Wave has been closely following the production of the third installment in the Pirates trilogy because it’s literally soaked in all the things we love. Who doesn’t remember waiting in long lines for the original “Pirates of the Caribbean” ride at Disneyland, watching the jailed pirate trying to woo a dog to bring him the keys to his cell? This moment was later recreated on screen in The Curse of the Black Pearl along with others that quickly catapulted the entire franchise well past joyride to full-out blockbuster film and family classic. It’s a phenomenon of a Hollywood story, where most adaptations are taken from books or shows and the Disney ride usually comes after the movie.

And it probably wouldn’t have ever happened if it hadn’t been for Depp’s unexpected take on Jack, for which he was nominated for an Oscar for Best Actor in 2004. Instead of a clean-cut and heroic pirate that the studio was expecting, Depp’s character has gold teeth and dreadlocks, and he loves rum and slurs his speech. Needless to say, Disney executives panicked a bit during filming of the first movie, but after record-breaking opening weekends of the previous films, Depp’s been given free reign, and even Keith Richards, who Depp has credited as being part of the inspiration for his character, will make a cameo as Jack’s father.


In the follow-up to 2006’s Dead Man’s Chest, Will Turner and Elizabeth Swan team up with Captain Barbossa to free Jack from the mind-bending trap of Davy Jones. Of course that’s only the beginning, and they soon find themselves on a ship navigating through treachery, betrayal and wild waters to Singapore to confront the Chinese Pirate Sao Feng, played by new cast member Chow Yun-Fat. The film escalates to an epic battle where they must ultimately choose sides and determine the fate of the entire pirate lifestyle.

The film was shot partly in the studio and partly at sea off the coast of Southern California off the South Bay area in August 2006, although in the final product, it will be hard to tell which parts are special effects and which are real. In one scene of At World’s End, the crew finds itself aboard a ship that is being flooded with waters from the raging seas that reach past their waist. It was shot in a studio, on a replica of the ship filled with blue plastic balls, just like those found in inflated spaces at carnivals, that are later turned to water through computer graphics. Both ships, The Black Pearl and The Flying Dutchman, were built to their full-size, but the latter was also recreated digitally for certain scenes in the film.

This feat in animation is little compared to the characters of Davy Jones and his crew, a group of 18 sea-creatures mixed with humans of zombie-like proportions. His entire face is made up of 46 tentacles, all of which were completely computer-generated by software that was created to make the movement of each one seem so natural that many people originally believed that his face was partially animatronic. The same applies for other members of Jones’s crew — one has a face covered in coral, another a head that is partially sea-urchin, and the effects go into so much detail that one crewmember’s tongue is made up of oyster meat. Every aspect of the film takes into account the presence of the sea, from the wear of the salt on the ships’ surfaces to the sunburns on the castmembers’ faces.
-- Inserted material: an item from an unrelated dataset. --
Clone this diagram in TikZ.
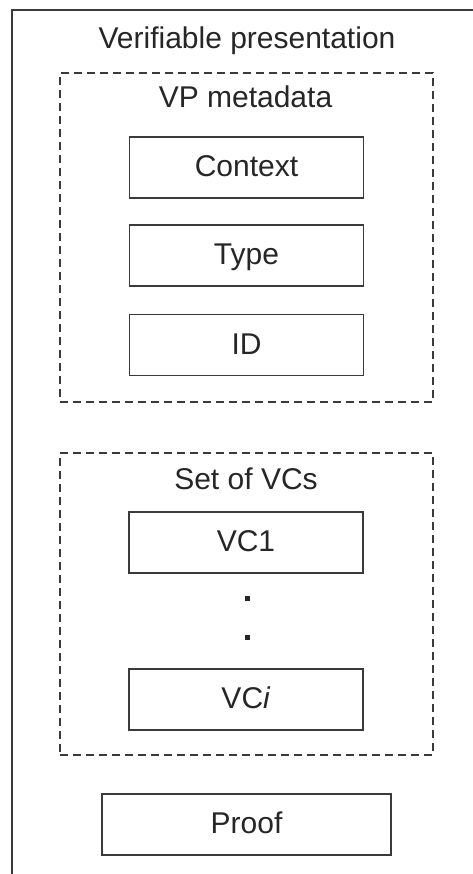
\documentclass[tikz,border=0pt]{standalone}
\usepackage{fontspec}
\setmainfont{Liberation Sans}
\definecolor{inkline}{HTML}{3A3A3A}
\definecolor{inktext}{HTML}{262626}
\begin{document}
\begin{tikzpicture}[x=1pt,y=-1pt,
  every node/.style={font=\fontsize{30}{34}\selectfont, text=inktext},
  field/.style={draw=inkline, line width=1.3pt, rectangle, minimum width=234pt,
    minimum height=61pt, inner sep=0pt, text height=22pt, text depth=4pt},
  group/.style={draw=inkline, line width=1.3pt, dash pattern=on 8pt off 5pt,
    rectangle, inner sep=0pt},
  heading/.style={anchor=base, inner sep=0pt},
  dotmark/.style={fill=inktext, draw=none, rectangle, minimum size=5pt, inner sep=0pt}]
\useasboundingbox (0,0) rectangle (472,874);
\fill[white] (0,0) rectangle (472,874);

% outer container (open to the right and bottom)
\coordinate (outerTL) at (12,10);
\coordinate (outerTR) at (480,10);
\coordinate (outerBL) at (12,880);
\draw[inkline, line width=1.4pt] (outerTR) -- (outerTL) -- (outerBL);
\node[heading] (title) at (247,49) {Verifiable presentation};

% VP metadata group
\node[group, minimum width=373pt, minimum height=329pt] (meta) at (246.5,237.5) {};
\node[heading] (metatitle) at (245.5,108) {VP metadata};
\node[field] (context) at (246.5,167.5) {Context};
\node[field] (type) at (246.5,255.5) {Type};
\node[field] (id) at (246.5,345) {ID};

% set of credentials
\node[group, minimum width=373pt, minimum height=302pt] (vcs) at (246.5,604) {};
\node[heading] (vcstitle) at (246,489) {Set of VCs};
\node[field] (vc1) at (246,542.5) {VC1};
\node[dotmark] (dotA) at (247,598) {};
\node[dotmark] (dotB) at (247,637) {};
\node[field] (vci) at (246,699.5) {VC\textit{i}};

% proof
\node[field, minimum width=289pt] (proof) at (246.5,824.5) {Proof};
\end{tikzpicture}
\end{document}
TREMENDOUS TRECK: The last installment of the Pirates trilogy means the end of a cinematic era — for now.

In anticipation of the worldwide premiere of At World’s End, Disney launched a new, revamped edition of the “Pirates of the Caribbean” ride, with Depp’s likeness portrayed in Jack. Depp, who has two kids with wife Vanessa Paradis, attended the opening of the ride and admitted that it was a bit surreal to see himself in animatronic form. The character is one of Depp’s favorite, one that he has mentioned he would still like to keep working on despite this third film being the last in the trilogy — for now.

There have been hints that the studio might keep the Pirates franchise going, and even Depp has said that if the same team of writers, directors and actors were to return, he would play Jack Sparrow all over again. “I kind of like everything about playing him. I feel like he’s just good fun to play,” he says. And he’s fun to watch, too, though Depp does it so naturally that it makes us wonder how much of Jack is actually Depp.

The film runs a relatively long 165 minutes, but with its sea-faring adventure, upper deck sword fights and the raging ocean as its main setting, we wouldn’t miss a second of it.